Saturday, 21 July 2018

Go Go Hares, Norwich and a Black Redstart

Every so often beautifully decorated animal statues appear on the streets of Norwich (and, latterly, other cities!) In the past there have been elephants, gorillas and dragons: this year it's hares!

Norfolk artists submit designs which, if successful, are sponsored by local firms: the results are almost always stunning! Norfolk schools can join in, but their Hares are somewhat smaller and in a different pose!

Maps and online apps are available to help searchers find the Hares, and people spend several days tracking down all fifty or so. This year the task has become slightly more demanding, because fifteen of the statues are located around the county in towns such as North Walsham, Fakenham and Cromer. Here are the first twenty five: ultimately I'll probably post photos of all of them!
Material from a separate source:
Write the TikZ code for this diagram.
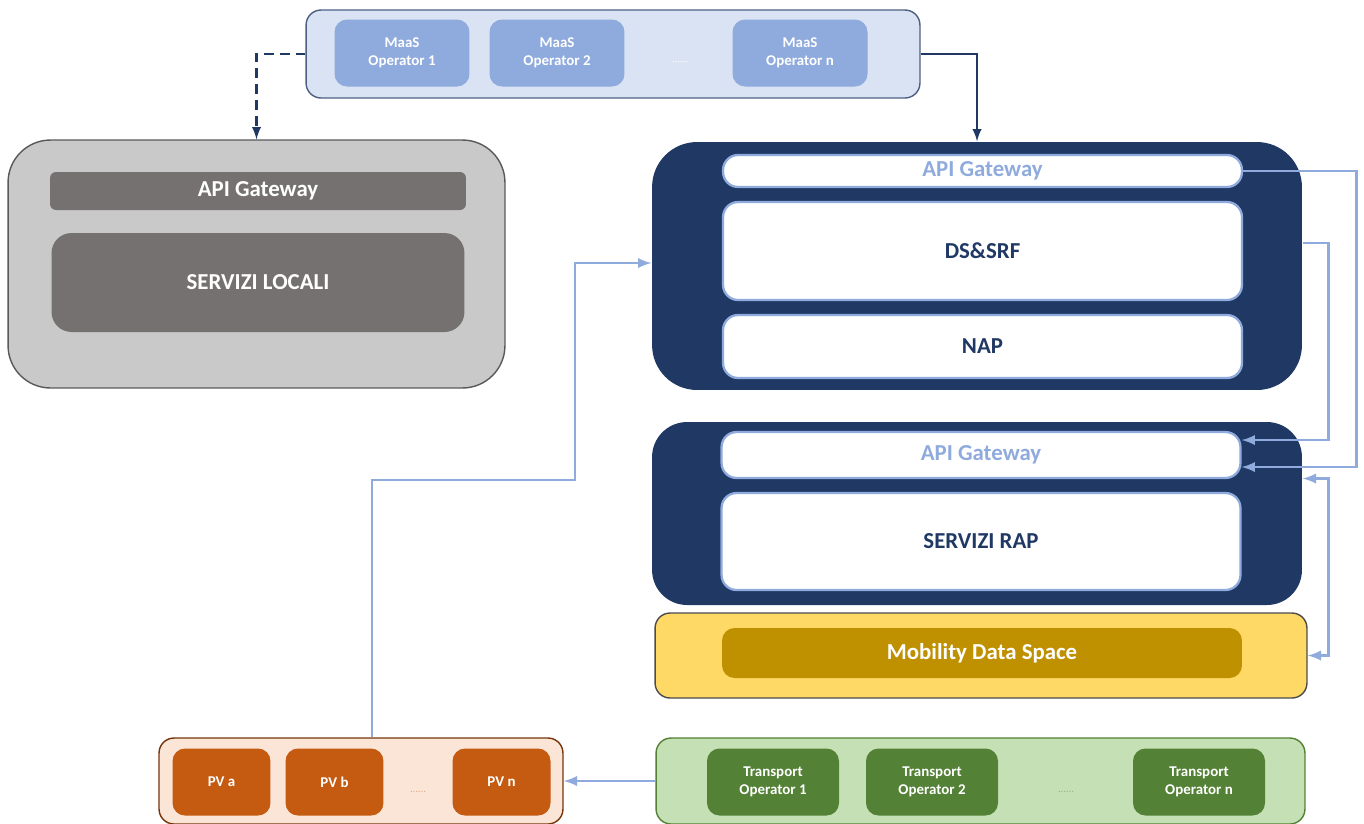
\documentclass[tikz,border=0pt]{standalone}
\usepackage{fontspec}
\setmainfont{Carlito}
\usetikzlibrary{arrows,positioning}
\definecolor{navy}{HTML}{203864}
\definecolor{lightblue}{HTML}{8FAADC}
\definecolor{maasbg}{HTML}{DAE3F3}
\definecolor{grayout}{HTML}{C9C9C9}
\definecolor{grayin}{HTML}{757171}
\definecolor{yellowbg}{HTML}{FFD966}
\definecolor{mdsfill}{HTML}{BF9000}
\definecolor{pvbg}{HTML}{FBE5D6}
\definecolor{pvfill}{HTML}{C55A11}
\definecolor{trbg}{HTML}{C5E0B4}
\definecolor{trfill}{HTML}{538135}
\tikzset{
  panel/.style={rectangle,inner sep=0pt,line width=0.8pt},
  tile/.style={rectangle,inner sep=0pt,align=center,font=\bfseries},
  whitebox/.style={tile,fill=white,draw=lightblue,line width=1.3pt,rounded corners=0.3cm,minimum width=10.38cm},
  maasop/.style={tile,fill=lightblue,text=white,rounded corners=0.25cm,minimum width=2.7cm,minimum height=1.34cm,font=\bfseries\fontsize{8.5}{10}\selectfont},
  pvop/.style={tile,fill=pvfill,text=white,rounded corners=0.25cm,minimum width=1.96cm,minimum height=1.34cm,font=\bfseries\fontsize{8.5}{10}\selectfont},
  trop/.style={tile,fill=trfill,text=white,rounded corners=0.25cm,minimum width=2.64cm,minimum height=1.34cm,font=\bfseries\fontsize{8.5}{10}\selectfont},
  dots/.style={font=\fontsize{6}{6}\selectfont,text=#1},
  link/.style={draw=lightblue,line width=1.6pt,-latex},
}
\begin{document}
\begin{tikzpicture}[x=0.02cm,y=-0.02cm]
  \useasboundingbox (0,0) rectangle (1364,823);
  % MaaS operators
  \node[panel,fill=maasbg,draw=navy!80,rounded corners=0.3cm,minimum width=12.28cm,minimum height=1.76cm] (maas) at (613,54) {};
  \node[maasop] (maas1) at (402,53) {MaaS\\Operator 1};
  \node[maasop] (maas2) at (557,53) {MaaS\\Operator 2};
  \node[dots=white] (maasdots) at (680,62) {......};
  \node[maasop] (maasn) at (800,53) {MaaS\\Operator n};
  % local services
  \node[panel,fill=grayout,draw=black!65,rounded corners=0.85cm,minimum width=9.94cm,minimum height=4.96cm] (local) at (256.5,264) {};
  \node[tile,fill=grayin,text=white,rounded corners=0.12cm,minimum width=8.32cm,minimum height=0.76cm,font=\bfseries\fontsize{13}{15}\selectfont] (localapi) at (258,191) {API Gateway};
  \node[tile,fill=grayin,text=white,rounded corners=0.4cm,minimum width=8.26cm,minimum height=1.98cm,font=\bfseries\fontsize{13}{15}\selectfont] (localsrv) at (258,282.5) {SERVIZI LOCALI};
  % national platform
  \node[panel,fill=navy,rounded corners=0.9cm,minimum width=13cm,minimum height=4.96cm] (nat) at (977,266) {};
  \node[whitebox,minimum height=0.64cm,text=lightblue,font=\bfseries\fontsize{13}{15}\selectfont] (natapi) at (982.5,171) {API Gateway};
  \node[whitebox,minimum height=1.96cm,text=navy,font=\bfseries\fontsize{13}{15}\selectfont] (dssrf) at (982.5,251) {DS\&SRF};
  \node[whitebox,minimum height=1.26cm,text=navy,font=\bfseries\fontsize{13}{15}\selectfont] (nap) at (982.5,346.5) {NAP};
  % regional platform
  \node[panel,fill=navy,rounded corners=0.7cm,minimum width=13cm,minimum height=3.66cm] (rap) at (977,513.5) {};
  \node[whitebox,minimum height=0.92cm,text=lightblue,font=\bfseries\fontsize{13}{15}\selectfont] (rapapi) at (981,455) {API Gateway};
  \node[whitebox,minimum height=1.94cm,text=navy,font=\bfseries\fontsize{13}{15}\selectfont] (rapsrv) at (981,541.5) {SERVIZI RAP};
  % mobility data space
  \node[panel,fill=yellowbg,draw=black!70,rounded corners=0.3cm,minimum width=13.04cm,minimum height=1.7cm] (mds) at (981,655.5) {};
  \node[tile,fill=mdsfill,text=white,rounded corners=0.25cm,minimum width=10.4cm,minimum height=1cm,font=\bfseries\fontsize{13}{15}\selectfont] (mdsin) at (982,653) {Mobility Data Space};
  % points of sale
  \node[panel,fill=pvbg,draw=pvfill!60!black,rounded corners=0.3cm,minimum width=8.08cm,minimum height=1.72cm] (pv) at (361,781) {};
  \node[pvop] (pva) at (221.5,782) {PV a};
  \node[pvop] (pvb) at (334.5,782) {PV b};
  \node[dots=pvfill!50] (pvdots) at (418,792) {......};
  \node[pvop] (pvn) at (501.5,782) {PV n};
  % transport operators
  \node[panel,fill=trbg,draw=trfill,rounded corners=0.3cm,minimum width=12.98cm,minimum height=1.72cm] (tr) at (980.5,781) {};
  \node[trop] (tr1) at (773,782) {Transport\\Operator 1};
  \node[trop] (tr2) at (932,782) {Transport\\Operator 2};
  \node[dots=trfill!60] (trdots) at (1066,792) {......};
  \node[trop] (trn) at (1199,782) {Transport\\Operator n};
  % connectors
  \coordinate (pvbend) at (575,480);
  \draw[navy,line width=1.4pt,dash pattern=on 5.5pt off 3.5pt,-latex] (maas.west) -| (local.north);
  \draw[navy,line width=1.4pt,-latex] (maas.east) -| (nat.north);
  \draw[link] ([xshift=0.22cm]pv.north) |- (pvbend) |- ([yshift=0.06cm]nat.west);
  \draw[link] (tr.west) -- (pv.east);
  \draw[link] (natapi.east) -- ++(113,0) |- ([yshift=-0.24cm]rapapi.east);
  \draw[link] ([yshift=0.46cm]nat.east) -- ++(26,0) |- ([yshift=0.3cm]rapapi.east);
  \draw[link,latex-latex] ([yshift=0.7cm]rap.east) -- ++(26,0) |- (mds.east);
\end{tikzpicture}
\end{document}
While we were walking around the city, Linda and I frequently heard and saw Black Redstarts: I only had an 18mm - 135mm lens, so no great photos! This male was on top of John Lewis.


























Friday, 20 July 2018

Hairstreaks, Fritillaries and other excellent insects: a day in Suffolk

Linda and Sue had organised a day out birding for the four of us: in the event the stars of the show turned out to be insects rather than birds!
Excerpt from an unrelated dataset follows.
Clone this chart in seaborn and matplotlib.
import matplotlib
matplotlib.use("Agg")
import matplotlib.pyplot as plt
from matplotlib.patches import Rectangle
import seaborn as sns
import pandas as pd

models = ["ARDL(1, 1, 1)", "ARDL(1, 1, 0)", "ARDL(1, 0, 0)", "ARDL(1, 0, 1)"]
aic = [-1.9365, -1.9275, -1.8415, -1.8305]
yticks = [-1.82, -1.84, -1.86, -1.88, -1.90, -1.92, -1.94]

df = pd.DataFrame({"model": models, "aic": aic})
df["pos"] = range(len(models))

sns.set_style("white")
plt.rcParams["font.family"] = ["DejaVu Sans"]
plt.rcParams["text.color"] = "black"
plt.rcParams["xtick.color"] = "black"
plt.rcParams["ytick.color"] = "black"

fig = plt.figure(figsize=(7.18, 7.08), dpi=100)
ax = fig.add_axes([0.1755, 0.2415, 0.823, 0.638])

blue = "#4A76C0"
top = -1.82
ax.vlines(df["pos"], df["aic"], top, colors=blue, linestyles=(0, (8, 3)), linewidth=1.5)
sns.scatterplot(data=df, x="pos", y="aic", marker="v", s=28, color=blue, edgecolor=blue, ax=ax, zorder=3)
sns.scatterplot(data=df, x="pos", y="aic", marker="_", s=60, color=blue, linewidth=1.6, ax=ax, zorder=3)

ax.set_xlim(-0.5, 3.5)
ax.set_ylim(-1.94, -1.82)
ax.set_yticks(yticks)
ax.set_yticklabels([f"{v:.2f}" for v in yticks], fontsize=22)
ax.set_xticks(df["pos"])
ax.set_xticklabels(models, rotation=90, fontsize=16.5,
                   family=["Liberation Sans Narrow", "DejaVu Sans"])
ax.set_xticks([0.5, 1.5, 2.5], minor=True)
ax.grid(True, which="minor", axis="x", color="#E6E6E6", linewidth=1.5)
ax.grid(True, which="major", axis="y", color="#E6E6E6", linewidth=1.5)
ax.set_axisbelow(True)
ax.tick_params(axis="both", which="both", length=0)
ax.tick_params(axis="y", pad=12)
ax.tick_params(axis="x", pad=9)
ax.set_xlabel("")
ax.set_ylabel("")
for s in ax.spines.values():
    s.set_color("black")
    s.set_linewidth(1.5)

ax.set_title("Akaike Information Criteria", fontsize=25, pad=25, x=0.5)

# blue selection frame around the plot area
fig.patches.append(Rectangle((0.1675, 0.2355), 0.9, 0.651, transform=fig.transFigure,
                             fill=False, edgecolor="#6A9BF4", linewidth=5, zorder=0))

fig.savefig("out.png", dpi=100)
A latish start saw us arriving at Theberton Woods around 10.30: we were just in time to see a Purple Emperor flitting over the clearing, but it never came close enough for a photograph. Lots of dragonflies did, however: Southern Hawker, Migrant Hawker, Brown Hawker and Emperor being the pick. A few Purple Hairstreaks put in an occasional appearance: we were to obtain better views later on.

As midday was approaching, we decided on a move to Minsmere, enjoying a relaxed lunch before walking down the Sandy Path to the sea. Not unexpectedly, on the way we added Jewelled Wasp, Bee Wolf and Six-belted Clearwing to the day's tally. Lots of Little Gulls and Kittiwakes on East Scrape, as well as an adult Yellow-legged Gull and several species of returning waders.

Next move was to Dunwich Forest, where a false start down the wrong trail gave us splendid views of White Admiral and Silver-washed Fritillary, as well as literally hundreds of the more-expected species of butterfly. Having found the right Elm bushes, a little patience eventually rewarded us with excellent views of a White-letter Hairstreak.

Supper in the 'Red Lion' in Dunwich before returning home - what a terrific day out in great company!



 
















Wednesday, 18 July 2018

Red Squirrels!

I just realised that I forgot to post any photos of the two delightful young Red Squirrels that Linda and I saw on the last day of our Northumberland holiday. The hide - in the woods at Wallington, near Morpeth - is terrific and allows wonderful views of these charming little creatures, as well as many excellent woodland birds.